2.3 Detailed Design of Overall Network Architecture Apart from the changes of the basic operations, there are other changes in the network architectures.
-
(config B,H) Fourier Features
-
(B) Change original 'learned constant input' to 'Fourier Features'.
-
According to the previous analysis, the input that we essentially deal with is an infinite continuous signal, so the authors use Fourier Features here, which naturally have spatially infinite characteristics. The discrete input signal can be sampled from the continuous expression. At the same time, because there is an actual continuous expression, we can also easily translate and rotate the signal, then sample it and input it into the network, so that we can calculate EQ-T and EQ-R conveniently.
-
What exactly does the Fourier Feature look like? The authors' official implementation in unknown yet. According to rosinality/alias-free-gan-pytorch, it uses each piece of feature map to represent some frequency of sin or cos signal on x or y direction (which makes it 4 feature maps for each frequency). Code is implemented here: plot_fourier_features.py.
-
-
(H) Transformed Fourier Features (Appendix F)
- The above Fourier features are randomly rotated or translated in the time domain (that is, the style of w also controls the input signal), and then being fed into the network. w -> t = (rc, rs, tx, ty), t = t/sqrt(rc^2+rs^2). code is implemented here: plot_fourier_features.py
-
-
(config E) 10px margin expanded to the original feature maps
-
In the above theoretical assumptions, the signals are spatially infinite, and the Conv, Upsampling, and Downsampling calculations at the edge will also use the values outside the boundary of the targeted canvas, so here we can use the following approach to approximate the infinite feature map :
-
Expand the feature map by a 10px margin.
-
If the feature map is upsampled, the margin is also upsampled, so we need to crop the margin after upsampling to make it remain to 10px.
-
If there is no upsampling, then no extra care is needed.
-
-
-
(config E,G,T) Sampling rate and LPF design
-
(E) According to the above analysis, a very intuitive approach (critical sampling) is to set the cutoff fc of the low-pass filter to half of the sampling rate s/2, and set half of transition band fh to (\sqrt{2}-1) (s/2) .
-
(G) However, doing so is actually dangerous, because our low-pass filter is just an approximation, it is not an ideal rectangular window in the frequency domain, so there will be some missing frequencies that can still pass through around the critical point. So here, the authors set cutoff fc to s/2-fh. The intuitive understanding is to keep less and filter out more. It is safer to avoid aliasing. Except for the last few layers, cutoff is still set to s/2, because the last layers really needs more high-frequency features.
-
(T) The authors found that the attenuation of the aforementioned low-pass filter is still insufficient for the low-resolution layers. The original design philosophy have fixed rules for each layer. The authors propose to design each layer separately here. They hope to have as large attenuation as possible in the low resolution layers, and keep more high frequency features in the high resolution layers.

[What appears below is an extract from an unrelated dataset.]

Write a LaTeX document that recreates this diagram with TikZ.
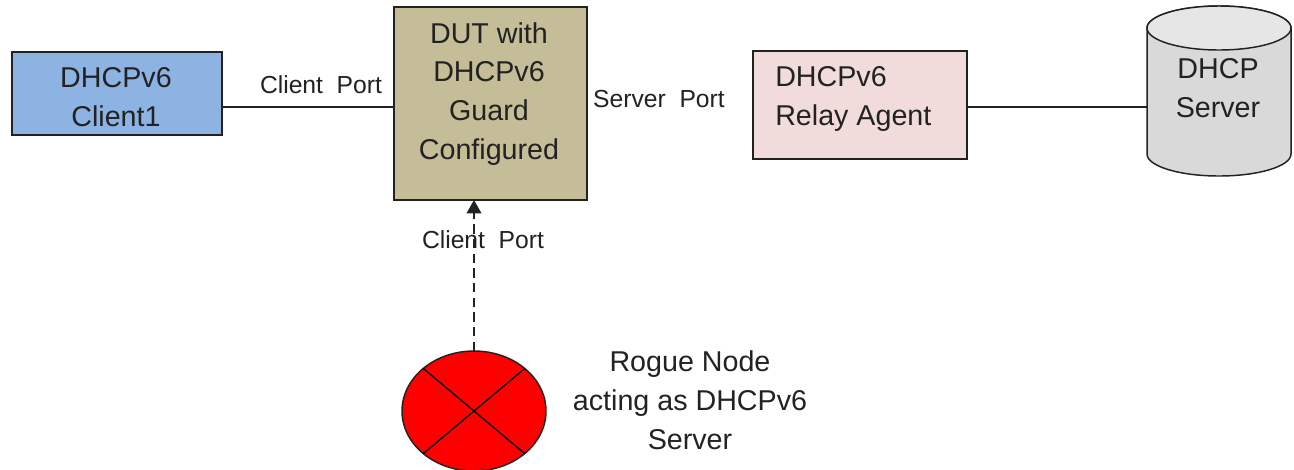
\documentclass[tikz,border=0pt]{standalone}
\usepackage{fontspec}
\setmainfont{Liberation Sans}
\usetikzlibrary{shapes.geometric,arrows.meta}
\definecolor{ink}{HTML}{222222}
\definecolor{clientblue}{HTML}{8DB3E2}
\definecolor{dutkhaki}{HTML}{C4BD97}
\definecolor{relaypink}{HTML}{F2DCDB}
\definecolor{serverbody}{HTML}{D9D9D9}
\definecolor{servertop}{HTML}{E6E6E6}
\tikzset{
  boxshape/.style={draw=ink,line width=1.1pt,inner sep=0pt,outer sep=0pt},
  boxtext/.style={font=\fontsize{21.5}{29.2}\selectfont,text=ink,inner sep=0pt,align=center},
  porttext/.style={font=\fontsize{18.5}{22}\selectfont,text=ink,inner sep=0pt},
  link/.style={draw=ink,line width=1.1pt},
  crossline/.style={draw=black,line width=1pt}
}
\begin{document}
\begin{tikzpicture}[x=0.75pt,y=-0.75pt]
\useasboundingbox (0,0) rectangle (1294,469);
\node[boxshape,fill=clientblue,minimum width=157.5pt,minimum height=62.25pt] (client) at (117,93.5) {};
\node[boxshape,fill=dutkhaki,minimum width=144.75pt,minimum height=144.75pt] (dut) at (490.5,103.5) {};
\node[boxshape,fill=relaypink,minimum width=160.5pt,minimum height=81pt] (relay) at (860,105) {};
% cylinder outline around an anchor-only node
\node[inner sep=0pt,outer sep=0pt,minimum width=108pt,minimum height=127.5pt] (server) at (1219,91) {};
\draw[draw=ink,line width=1.1pt,fill=serverbody] (1147,28) -- (1147,154) arc[start angle=180,end angle=360,x radius=54pt,y radius=16.5pt] -- (1291,28) arc[start angle=0,end angle=180,x radius=54pt,y radius=16.5pt] -- cycle;
\draw[draw=ink,line width=1.1pt,fill=servertop] (1219,28) ellipse[x radius=54pt,y radius=16.5pt];
\node[boxshape,ellipse,fill=red,minimum width=108pt,minimum height=90pt] (rogue) at (474,411) {};
\coordinate (portrow) at (0,107);
\draw[link] (client.east |- portrow) -- (dut.west |- portrow);
\draw[link] (relay.east |- portrow) -- (server.west |- portrow);
\draw[link,dashed,dash pattern=on 7pt off 4pt,-{Triangle[length=10pt,width=11pt]}] (rogue.north) -- (rogue.north |- dut.south);
\draw[crossline] (rogue.140) -- (rogue.320);
\draw[crossline] (rogue.40) -- (rogue.220);
\node[boxtext] (clienttext) at (116,97) {DHCPv6\\Client1};
\node[boxtext] (duttext) at (489,94) {DUT with\\DHCPv6\\Guard\\Configured};
\node[boxtext,align=left,anchor=west] (relaytext) at (775,99) {DHCPv6\\Relay Agent};
\node[boxtext] (servertext) at (1218,88) {DHCP\\Server};
\node[boxtext] (roguetext) at (690,400) {Rogue Node\\acting as DHCPv6\\Server};
\node[porttext] (clientport) at (321,85) {Client\ \ Port};
\node[porttext] (serverport) at (659,99) {Server\ \ Port};
\node[porttext] (lowerport) at (483,240) {Client\ \ Port};
\end{tikzpicture}
\end{document}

- The right most figure below shows a N=14 Generator design. The last two layer is critical sampled.
- The cutoff fc (blue line) grows geometrically from fc= 2 in the first layer to fc= sN/2 in the first critically sampled layer.
- The minimum acceptable stopband freq ft (yellow line) starts at f_{t,0} = 2^2.1 , and grows geometrically but slower than the cutoff fc. For the last two layers, ft = fc * 2^0.3.

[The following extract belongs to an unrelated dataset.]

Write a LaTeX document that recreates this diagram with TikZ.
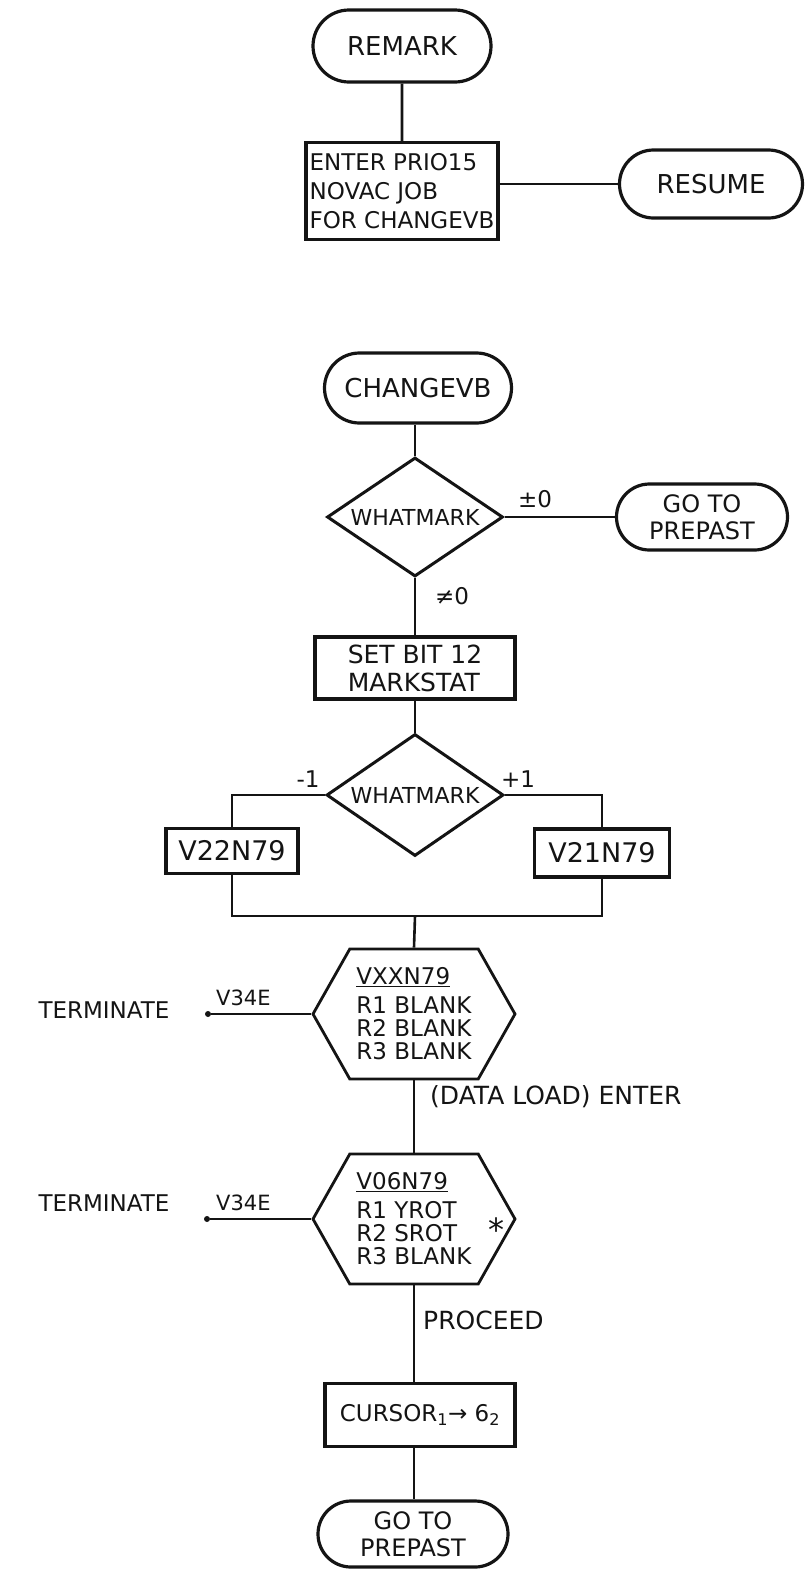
\documentclass[tikz,border=0pt]{standalone}
\usepackage{fontspec}
\setmainfont{DejaVu Sans}
\usetikzlibrary{shapes.geometric,shapes.misc,shapes.symbols}
\definecolor{inkblack}{RGB}{20,20,20}
\definecolor{paperwhite}{RGB}{255,255,255}
\tikzset{
  every node/.style={font=\fontsize{23}{29}\selectfont, text=inkblack},
  flowline/.style={draw=inkblack, line width=2.6pt},
  termbox/.style={rounded rectangle, draw=inkblack, line width=3.2pt, inner sep=0pt, align=center,
    font=\fontsize{26}{28}\selectfont},
  procbox/.style={rectangle, draw=inkblack, line width=3.2pt, inner sep=0pt, align=left},
  decbox/.style={diamond, draw=inkblack, line width=3pt, inner sep=0pt, aspect=1.48,
    font=\fontsize{22}{26}\selectfont},
  hexbox/.style={signal, signal to=west and east, signal pointer angle=121, draw=inkblack, line width=2.8pt,
    inner sep=0pt, align=left, minimum width=202pt, minimum height=130pt, font=\fontsize{23}{23}\selectfont},
  endpoint/.style={circle, fill=inkblack, inner sep=0pt, minimum size=6pt},
  flowlabel/.style={inner sep=0pt}
}

\begin{document}
\begin{tikzpicture}[x=1pt,y=-1pt]

% 1. PAGE
\fill[paperwhite] (0,0) rectangle (807,1575);
\useasboundingbox (0,0) rectangle (807,1575);

% 2. REMARK ENTRY
\node[termbox, minimum width=178pt, minimum height=72pt] (remark) at (402,46) {REMARK};
\node[procbox, minimum width=192pt, minimum height=97pt] (novac) at (402,191) {ENTER PRIO15\\NOVAC JOB\\FOR CHANGEVB};
\node[termbox, minimum width=183pt, minimum height=68pt] (resume) at (711,184) {RESUME};
\draw[flowline] (remark) -- (novac);
\draw[flowline] (resume.west -| novac.east) -- (resume.west);

% 3. CHANGEVB AND FIRST TEST
\node[termbox, minimum width=187pt, minimum height=70pt] (changevb) at (418,388) {CHANGEVB};
\node[decbox, minimum width=176pt, minimum height=119pt] (whatA) at (415,517) {WHATMARK};
\node[termbox, minimum width=171pt, minimum height=66pt, font=\fontsize{24}{27}\selectfont] (prepastA) at (702,517) {GO TO\\PREPAST};
\node[procbox, minimum width=200pt, minimum height=62pt, font=\fontsize{25}{28}\selectfont] (setbit) at (415,668) {SET BIT 12\\MARKSTAT};
\draw[flowline] (whatA.north |- changevb.south) -- (whatA.north);
\draw[flowline] (whatA.east) -- (prepastA.west);
\draw[flowline] (whatA.south) -- (setbit.north);
\node[flowlabel] (eqzero) at (535,499) {±0};
\node[flowlabel] (nezero) at (452,596) {≠0};

% 4. SECOND TEST
\node[decbox, minimum width=177pt, minimum height=122pt] (whatB) at (415,795) {WHATMARK};
\node[procbox, minimum width=132pt, minimum height=45pt, font=\fontsize{27}{29}\selectfont] (vtwotwo) at (232,851) {V22N79};
\node[procbox, minimum width=135pt, minimum height=48pt, font=\fontsize{27}{29}\selectfont] (vtwoone) at (602,853) {V21N79};
\coordinate (merge) at (415,916);
\draw[flowline] (setbit.south) -- (whatB.north);
\draw[flowline] (whatB.west) -| (vtwotwo.north);
\draw[flowline] (whatB.east) -| (vtwoone.north);
\draw[flowline] (vtwotwo.south) |- (merge) -| (vtwoone.south);
\node[flowlabel] (minusone) at (308,779) {-1};
\node[flowlabel] (plusone) at (518,779) {+1};

% 5. DISPLAYS
\node[hexbox] (vxx) at (414,1014) {\underline{VXXN79}\\[6pt]R1 BLANK\\R2 BLANK\\R3 BLANK};
\draw[flowline] (merge) -- (vxx.north);
\node[flowlabel] (termA) at (104,1010) {TERMINATE};
\node[endpoint] (dotA) at (208,1014) {};
\draw[flowline] (dotA) -- (vxx.west);
\node[flowlabel, anchor=south west, font=\fontsize{21}{24}\selectfont] (keyA) at (216,1006) {V34E};
\node[flowlabel, anchor=west, font=\fontsize{25}{28}\selectfont] (dataload) at (430,1097) {(DATA LOAD) ENTER};

\node[hexbox] (vzero) at (414,1219) {\underline{V06N79}\\[6pt]R1 YROT\\R2 SROT\\R3 BLANK};
\node[flowlabel, font=\fontsize{32}{32}\selectfont] (starmark) at (496,1230) {*};
\draw[flowline] (vxx.south) -- (vzero.north);
\node[flowlabel] (termB) at (104,1203) {TERMINATE};
\node[endpoint] (dotB) at (207,1219) {};
\draw[flowline] (dotB) -- (vzero.west);
\node[flowlabel, anchor=south west, font=\fontsize{21}{24}\selectfont] (keyB) at (216,1211) {V34E};
\node[flowlabel, anchor=west, font=\fontsize{25}{28}\selectfont] (proceed) at (423,1320) {PROCEED};

% 6. CURSOR AND EXIT
\node[procbox, minimum width=190pt, minimum height=63pt] (cursor) at (420,1415) {CURSOR\textsubscript{1}→ 6\textsubscript{2}};
\node[termbox, minimum width=190pt, minimum height=66pt, font=\fontsize{24}{27}\selectfont] (prepastB) at (413,1534) {GO TO\\PREPAST};
\draw[flowline] (vzero.south) -- (vzero.south |- cursor.north);
\draw[flowline] (vzero.south |- cursor.south) -- (vzero.south |- prepastB.north);

\end{tikzpicture}
\end{document}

- f_{t,0} provides an effective way to trade training speed for equivariance quality.
- The sampling rate s is set to double of the smallest multiple of two which is larger than ft. (but not exceeding the final output resolution).
- Half of the transition band fh = max(s/2, ft) -fc
- Now the number of layers N is not completely dependent on the output resolution. The authors then set the number of layers for all resolutions to 14.
-
-
(config R) Rotation Equivariance. As stated above, we need to change Conv and LPF to radially symmetry kernels.
-
(config C, D) Others
- (C) removing per-pixel noise. Since the spectrum of gaussian noise has the same intensity on all frequency, obviously it does not meet the sampling theorem.

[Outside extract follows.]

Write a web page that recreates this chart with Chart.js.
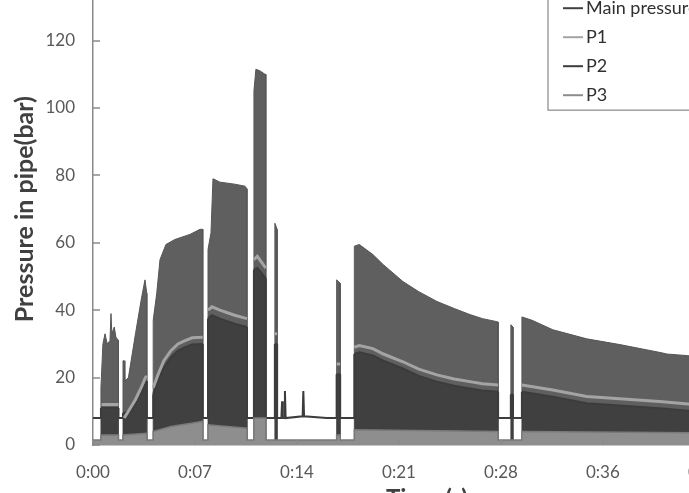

- (D) simplify generator. including:
- mapping network 8->2
- eliminate mixing regularization
- eliminate path length regularization
- eliminate skip connection, change to normalization using EMA of sigma
3. Experiments
3.1 Dataset
- FFHQ-U and MetFaces-U: unaligned version of FFHQ and MetFaces. Difference with the original version: Axis-aligned crop, preserving orginal image angel, random crop face region, no mirrored.
- AFHQv2: The original AFHQ use inappropriate downsampling, which results in aliasing. The new version use PIL's Lanczos.
- Beaches: 20,155 photos, 512x512
3.2 Quantitative and Qualitative Results
- FFHQ (1024×1024)
- # of params of the three Generator are: 30.0M, 22.3M, 15.8M
- Training time (GPU hour): 1106, 1576 (+42%), 2248 (+103%)
- Equivariance (video, video)
- Texture Sticking phenomenon disappear (video, video)
3.3 Ablation Study
- mixing reg. does no harm, but is somewhat useless(Appendix A)
- per-pixel noise compromises equivariances significantly.
- Fixed Fourier Features harms FID.
- path length reg. harms FID, but improves equivariance (strange behavior). (Path length regularization is in principle at odds with translation equivariance, as it penalizes image changes upon latent space walk and thus encourages texture sticking. We suspect that the counterintuitive improvement in equivariance may come from slightly blurrier generated images, at a cost of poor FID.)
- Capacity: halving the number of feature maps harms FID but the network remains equivariant. Doubling the number improves FID, yet with 4x training time.
- DIfferent window function for sinc/jinc filter: Kaier, Lanczos, Gaussian. Lanczos is best on FID yet compromises equivariance. Gaussian leads to clear worse FID.
- p4 symmetry G-CNN is not even close compared to Alias-Free-R on rotation equivariance.